The process of breaking free of the violent practices that have created unliveable worlds is one with little precedence that requires immense amounts of creativity, said Catherine Tåmmaro, a Spotted Turtle Clan Faithkeeper, multi-disciplinary artist and member of the Circle. “It relies not only on people’s knowledges of the land as a living being, reflecting Indigenous science, but it is also a very deep heart-connection, a connection that requires listening and learning from Mother Earth herself.” Rather than seeking to design from outside Indigenous paradigms, which would impose an anthropocenic logic and aesthetic, the group is seeking to conspire with non-human relatives and their attendants, as well as the current human managers of the park. Perhaps one of the most obvious examples of change is how the group proposes working with non-native plants that have taken over parts of the oak savanna. Rather than eliminate them, the Circle has proposed recognizing the teachings they have to offer about healing from past violence, and their right to be included in whatever futures we hope to construct. 

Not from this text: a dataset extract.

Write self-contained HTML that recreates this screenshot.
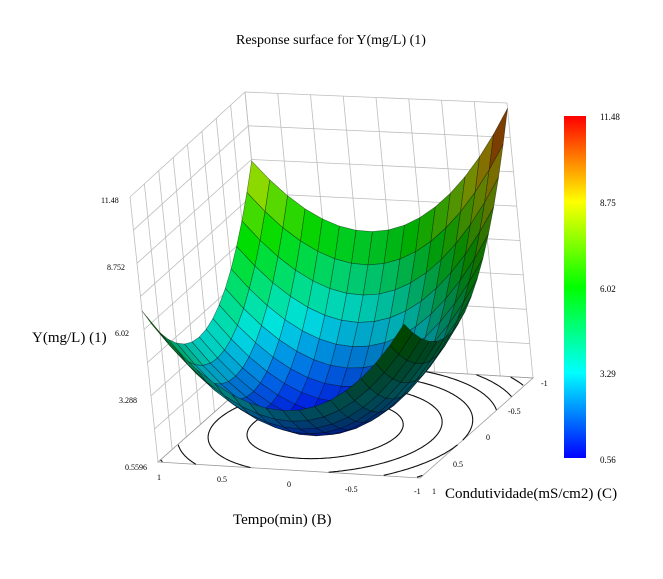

This experience in building fertile soil on top of the violence of the Anthropocene has begun to bear initial fruit as the city starts to engage with the Circle—new ways of listening and communing with human and non-human collaborators have begun to emerge. Like many, Tåmmaro is optimistic about how this model might teach us how to move from the Anthropocene into a more habitable future. After all, as Myers reminds us, in creating a liveable world for non-humans, we create more liveable worlds for ourselves too.